What to work on. Below is a listing to transcribe in full and exactly; keep the pictures out.

Given data.
═══

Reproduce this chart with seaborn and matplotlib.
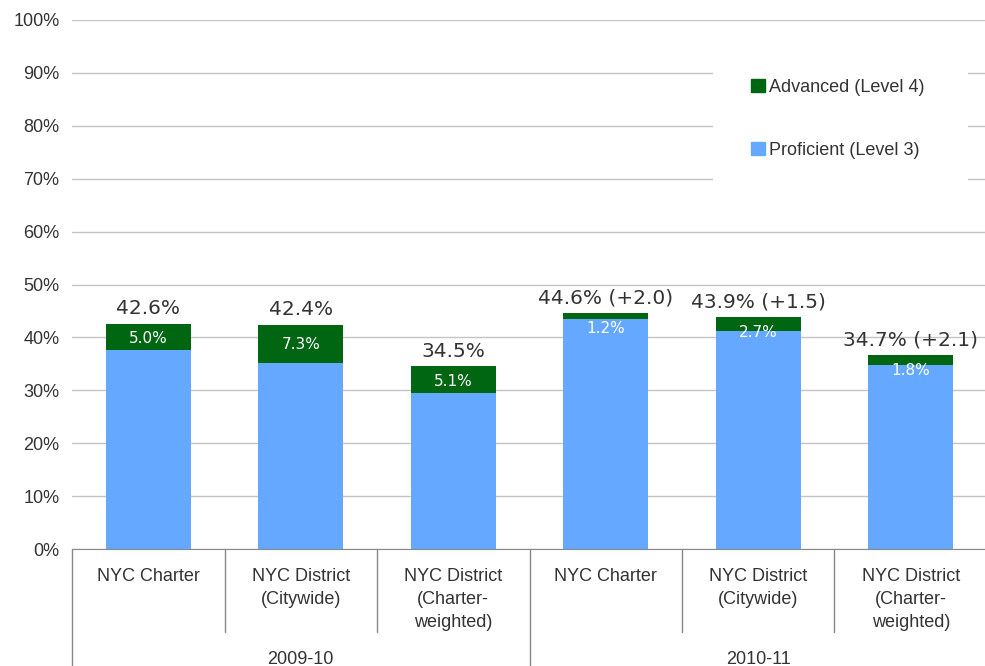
import numpy as np
import pandas as pd
import matplotlib.pyplot as plt
import matplotlib.transforms as mtransforms
from matplotlib.patches import Patch, Rectangle
import seaborn as sns

# data
years = ["2009-10", "2009-10", "2009-10", "2010-11", "2010-11", "2010-11"]
groups = ["NYC Charter", "NYC District\n(Citywide)", "NYC District\n(Charter-\nweighted)"] * 2
proficient = [37.6, 35.1, 29.4, 43.4, 41.2, 34.8]
advanced = [5.0, 7.3, 5.1, 1.2, 2.7, 1.8]
total_labels = ["42.6%", "42.4%", "34.5%", "44.6% (+2.0)", "43.9% (+1.5)", "34.7% (+2.1)"]
year_names = ["2009-10", "2010-11"]
y_ticks = list(range(0, 101, 10))

GREEN = "#006612"
BLUE = "#64A9FF"
TXT = "#333333"

sns.set_style("white")
plt.rcParams["font.family"] = ["Liberation Sans", "DejaVu Sans"]

df = pd.DataFrame({"year": years, "group": groups,
                   "proficient": proficient, "advanced": advanced})
df["key"] = df["year"] + " " + df["group"]
df["total"] = df["proficient"] + df["advanced"]

fig = plt.figure(figsize=(9.85, 6.66), dpi=100)
ax = fig.add_axes([72 / 985, 117 / 666, 915 / 985, 529 / 666])

# stacked bars: totals in green, proficient part drawn over them in blue
sns.barplot(data=df, x="key", y="total", order=df["key"], color=GREEN,
            saturation=1, width=0.56, linewidth=0, errorbar=None, ax=ax)
sns.barplot(data=df, x="key", y="proficient", order=df["key"], color=BLUE,
            saturation=1, width=0.56, linewidth=0, errorbar=None, ax=ax)

ax.set_xlim(-0.5, 5.5)
ax.set_ylim(0, 100)
ax.set_yticks(y_ticks)
ax.set_yticklabels([f"{v}%" for v in y_ticks], fontsize=13, color=TXT)
ax.set_xticks(range(len(groups)))
ax.set_xticklabels(groups, fontsize=13, color=TXT, linespacing=1.46)
ax.tick_params(axis="x", length=0, pad=14)
ax.tick_params(axis="y", length=0, pad=9)
ax.set_xlabel("")
ax.set_ylabel("")

ax.yaxis.grid(True, color="#c4c4c4", lw=1)
ax.set_axisbelow(True)
for s in ["top", "right", "left"]:
    ax.spines[s].set_visible(False)
ax.spines["bottom"].set_color("#888888")

# category separators and year labels below the axis
trans = mtransforms.blended_transform_factory(ax.transData, ax.transAxes)
for i in range(len(groups) + 1):
    ybot = -0.222 if i % 3 == 0 else -0.157
    ax.plot([i - 0.5, i - 0.5], [0, ybot], transform=trans, color="#888888",
            lw=1, clip_on=False)
for j, name in enumerate(year_names):
    ax.text(j * 3 + 1, -0.208, name, transform=trans, ha="center", va="center",
            fontsize=13, color=TXT)

# value labels
for i in range(len(groups)):
    tot = df["total"][i]
    adv = advanced[i]
    ax.annotate(total_labels[i], (i, tot), xytext=(0, 7), textcoords="offset points",
                ha="center", va="baseline", fontsize=14.5, color=TXT,
                family="DejaVu Sans")
    ax.text(i, tot - max(adv / 2, 2.9), f"{adv:.1f}%", ha="center", va="center",
            fontsize=11, color="white", family="DejaVu Sans")

# legend on a white patch that hides the gridlines
ax.add_patch(Rectangle((0.7005, 0.688), 0.279, 0.236, transform=ax.transAxes,
                       facecolor="white", edgecolor="none", zorder=1))
handles = [Patch(color=GREEN, label="Advanced (Level 4)"),
           Patch(color=BLUE, label="Proficient (Level 3)")]
leg = fig.legend(handles=handles, loc="upper left",
                 bbox_to_anchor=(751 / 985, 1 - 78.5 / 666), frameon=False,
                 fontsize=13, borderpad=0, borderaxespad=0, labelspacing=2.55,
                 handlelength=0.78, handleheight=0.78, handletextpad=0.22)
for t in leg.get_texts():
    t.set_color(TXT)

plt.savefig("out.png", dpi=100)
plt.close()
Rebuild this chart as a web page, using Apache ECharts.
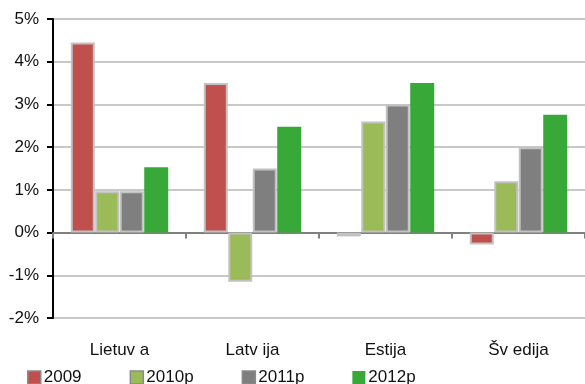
<!DOCTYPE html>
<html>
<head>
<meta charset="utf-8">
<script src="https://cdn.jsdelivr.net/npm/echarts@6/dist/echarts.min.js"></script>
<style>
html,body{margin:0;padding:0;background:#fff;}
#chart{width:585px;height:384px;}
</style>
</head>
<body>
<div id="chart"></div>
<script>
var categories = ['Lietuv a', 'Latv ija', 'Estija', 'Šv edija'];
var seriesNames = ['2009', '2010p', '2011p', '2012p'];
var values2009 = [4.45, 3.5, -0.09, -0.28];
var values2010p = [0.97, -1.15, 2.6, 1.2];
var values2011p = [0.97, 1.5, 3.0, 2.0];
var values2012p = [1.53, 2.48, 3.5, 2.76];
var yTicks = [-2, -1, 0, 1, 2, 3, 4, 5];

var colors = ['#C0504D', '#9BBB59', '#7F7F7F', '#38A838'];
var seriesData = [values2009, values2010p, values2011p, values2012p];
var FONT = "'Liberation Sans', Arial, sans-serif";

var chart = echarts.init(document.getElementById('chart'), null, {renderer: 'canvas'});

var series = seriesNames.map(function (name, i) {
  var bordered = i < 3;
  return {
    name: name,
    type: 'bar',
    xAxisIndex: 0,
    yAxisIndex: 0,
    data: seriesData[i],
    barWidth: 24,
    barGap: '2%',
    itemStyle: {
      color: colors[i],
      borderColor: bordered ? '#c2c2c2' : colors[i],
      borderWidth: bordered ? 2 : 0
    },
    emphasis: {disabled: true},
    animation: false
  };
});

var legendData = seriesNames.map(function (name, i) {
  var bordered = i < 3;
  return {
    name: name,
    itemStyle: bordered ? {color: colors[i], borderColor: '#8a8a8a', borderWidth: 1.5}
                        : {color: colors[i], borderWidth: 0}
  };
});

chart.setOption({
  animation: false,
  textStyle: {fontFamily: FONT},
  grid: {left: 53, top: 19, width: 536, height: 299, containLabel: false},
  legend: {
    data: legendData,
    left: 22,
    top: 364,
    itemWidth: 13,
    itemHeight: 13,
    itemGap: 48,
    icon: 'rect',
    textStyle: {fontFamily: FONT, fontSize: 17, color: '#111', padding: [0, 0, 0, -2]},
    selectedMode: false
  },
  xAxis: [
    {
      type: 'category',
      data: categories,
      axisLine: {show: true, onZero: true, lineStyle: {color: '#808080', width: 2}},
      axisTick: {show: true, length: 6, lineStyle: {color: '#808080', width: 2}},
      axisLabel: {show: false},
      splitLine: {show: false}
    },
    {
      type: 'category',
      data: categories,
      position: 'bottom',
      axisLine: {show: false, onZero: false},
      axisTick: {show: false},
      axisLabel: {show: true, margin: 24, fontSize: 17, color: '#111', fontFamily: FONT},
      splitLine: {show: false}
    }
  ],
  yAxis: {
    type: 'value',
    min: yTicks[0],
    max: yTicks[yTicks.length - 1],
    interval: 1,
    axisLine: {show: true, lineStyle: {color: '#000', width: 2}},
    axisTick: {show: true, length: 6, lineStyle: {color: '#000', width: 2}},
    axisLabel: {
      margin: 14,
      fontSize: 17,
      color: '#111',
      fontFamily: FONT,
      formatter: function (v) { return v + '%'; }
    },
    splitLine: {show: true, lineStyle: {color: '#c8c8c8', width: 2}}
  },
  series: series
});
</script>
</body>
</html>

═══

Completed task.
Reproduce this chart with seaborn and matplotlib.
import numpy as np
import pandas as pd
import matplotlib.pyplot as plt
import matplotlib.transforms as mtransforms
from matplotlib.patches import Patch, Rectangle
import seaborn as sns

# data
years = ["2009-10", "2009-10", "2009-10", "2010-11", "2010-11", "2010-11"]
groups = ["NYC Charter", "NYC District\n(Citywide)", "NYC District\n(Charter-\nweighted)"] * 2
proficient = [37.6, 35.1, 29.4, 43.4, 41.2, 34.8]
advanced = [5.0, 7.3, 5.1, 1.2, 2.7, 1.8]
total_labels = ["42.6%", "42.4%", "34.5%", "44.6% (+2.0)", "43.9% (+1.5)", "34.7% (+2.1)"]
year_names = ["2009-10", "2010-11"]
y_ticks = list(range(0, 101, 10))

GREEN = "#006612"
BLUE = "#64A9FF"
TXT = "#333333"

sns.set_style("white")
plt.rcParams["font.family"] = ["Liberation Sans", "DejaVu Sans"]

df = pd.DataFrame({"year": years, "group": groups,
                   "proficient": proficient, "advanced": advanced})
df["key"] = df["year"] + " " + df["group"]
df["total"] = df["proficient"] + df["advanced"]

fig = plt.figure(figsize=(9.85, 6.66), dpi=100)
ax = fig.add_axes([72 / 985, 117 / 666, 915 / 985, 529 / 666])

# stacked bars: totals in green, proficient part drawn over them in blue
sns.barplot(data=df, x="key", y="total", order=df["key"], color=GREEN,
            saturation=1, width=0.56, linewidth=0, errorbar=None, ax=ax)
sns.barplot(data=df, x="key", y="proficient", order=df["key"], color=BLUE,
            saturation=1, width=0.56, linewidth=0, errorbar=None, ax=ax)

ax.set_xlim(-0.5, 5.5)
ax.set_ylim(0, 100)
ax.set_yticks(y_ticks)
ax.set_yticklabels([f"{v}%" for v in y_ticks], fontsize=13, color=TXT)
ax.set_xticks(range(len(groups)))
ax.set_xticklabels(groups, fontsize=13, color=TXT, linespacing=1.46)
ax.tick_params(axis="x", length=0, pad=14)
ax.tick_params(axis="y", length=0, pad=9)
ax.set_xlabel("")
ax.set_ylabel("")

ax.yaxis.grid(True, color="#c4c4c4", lw=1)
ax.set_axisbelow(True)
for s in ["top", "right", "left"]:
    ax.spines[s].set_visible(False)
ax.spines["bottom"].set_color("#888888")

# category separators and year labels below the axis
trans = mtransforms.blended_transform_factory(ax.transData, ax.transAxes)
for i in range(len(groups) + 1):
    ybot = -0.222 if i % 3 == 0 else -0.157
    ax.plot([i - 0.5, i - 0.5], [0, ybot], transform=trans, color="#888888",
            lw=1, clip_on=False)
for j, name in enumerate(year_names):
    ax.text(j * 3 + 1, -0.208, name, transform=trans, ha="center", va="center",
            fontsize=13, color=TXT)

# value labels
for i in range(len(groups)):
    tot = df["total"][i]
    adv = advanced[i]
    ax.annotate(total_labels[i], (i, tot), xytext=(0, 7), textcoords="offset points",
                ha="center", va="baseline", fontsize=14.5, color=TXT,
                family="DejaVu Sans")
    ax.text(i, tot - max(adv / 2, 2.9), f"{adv:.1f}%", ha="center", va="center",
            fontsize=11, color="white", family="DejaVu Sans")

# legend on a white patch that hides the gridlines
ax.add_patch(Rectangle((0.7005, 0.688), 0.279, 0.236, transform=ax.transAxes,
                       facecolor="white", edgecolor="none", zorder=1))
handles = [Patch(color=GREEN, label="Advanced (Level 4)"),
           Patch(color=BLUE, label="Proficient (Level 3)")]
leg = fig.legend(handles=handles, loc="upper left",
                 bbox_to_anchor=(751 / 985, 1 - 78.5 / 666), frameon=False,
                 fontsize=13, borderpad=0, borderaxespad=0, labelspacing=2.55,
                 handlelength=0.78, handleheight=0.78, handletextpad=0.22)
for t in leg.get_texts():
    t.set_color(TXT)

plt.savefig("out.png", dpi=100)
plt.close()
Rebuild this chart as a web page, using Apache ECharts.
<!DOCTYPE html>
<html>
<head>
<meta charset="utf-8">
<script src="https://cdn.jsdelivr.net/npm/echarts@6/dist/echarts.min.js"></script>
<style>
html,body{margin:0;padding:0;background:#fff;}
#chart{width:585px;height:384px;}
</style>
</head>
<body>
<div id="chart"></div>
<script>
var categories = ['Lietuv a', 'Latv ija', 'Estija', 'Šv edija'];
var seriesNames = ['2009', '2010p', '2011p', '2012p'];
var values2009 = [4.45, 3.5, -0.09, -0.28];
var values2010p = [0.97, -1.15, 2.6, 1.2];
var values2011p = [0.97, 1.5, 3.0, 2.0];
var values2012p = [1.53, 2.48, 3.5, 2.76];
var yTicks = [-2, -1, 0, 1, 2, 3, 4, 5];

var colors = ['#C0504D', '#9BBB59', '#7F7F7F', '#38A838'];
var seriesData = [values2009, values2010p, values2011p, values2012p];
var FONT = "'Liberation Sans', Arial, sans-serif";

var chart = echarts.init(document.getElementById('chart'), null, {renderer: 'canvas'});

var series = seriesNames.map(function (name, i) {
  var bordered = i < 3;
  return {
    name: name,
    type: 'bar',
    xAxisIndex: 0,
    yAxisIndex: 0,
    data: seriesData[i],
    barWidth: 24,
    barGap: '2%',
    itemStyle: {
      color: colors[i],
      borderColor: bordered ? '#c2c2c2' : colors[i],
      borderWidth: bordered ? 2 : 0
    },
    emphasis: {disabled: true},
    animation: false
  };
});

var legendData = seriesNames.map(function (name, i) {
  var bordered = i < 3;
  return {
    name: name,
    itemStyle: bordered ? {color: colors[i], borderColor: '#8a8a8a', borderWidth: 1.5}
                        : {color: colors[i], borderWidth: 0}
  };
});

chart.setOption({
  animation: false,
  textStyle: {fontFamily: FONT},
  grid: {left: 53, top: 19, width: 536, height: 299, containLabel: false},
  legend: {
    data: legendData,
    left: 22,
    top: 364,
    itemWidth: 13,
    itemHeight: 13,
    itemGap: 48,
    icon: 'rect',
    textStyle: {fontFamily: FONT, fontSize: 17, color: '#111', padding: [0, 0, 0, -2]},
    selectedMode: false
  },
  xAxis: [
    {
      type: 'category',
      data: categories,
      axisLine: {show: true, onZero: true, lineStyle: {color: '#808080', width: 2}},
      axisTick: {show: true, length: 6, lineStyle: {color: '#808080', width: 2}},
      axisLabel: {show: false},
      splitLine: {show: false}
    },
    {
      type: 'category',
      data: categories,
      position: 'bottom',
      axisLine: {show: false, onZero: false},
      axisTick: {show: false},
      axisLabel: {show: true, margin: 24, fontSize: 17, color: '#111', fontFamily: FONT},
      splitLine: {show: false}
    }
  ],
  yAxis: {
    type: 'value',
    min: yTicks[0],
    max: yTicks[yTicks.length - 1],
    interval: 1,
    axisLine: {show: true, lineStyle: {color: '#000', width: 2}},
    axisTick: {show: true, length: 6, lineStyle: {color: '#000', width: 2}},
    axisLabel: {
      margin: 14,
      fontSize: 17,
      color: '#111',
      fontFamily: FONT,
      formatter: function (v) { return v + '%'; }
    },
    splitLine: {show: true, lineStyle: {color: '#c8c8c8', width: 2}}
  },
  series: series
});
</script>
</body>
</html>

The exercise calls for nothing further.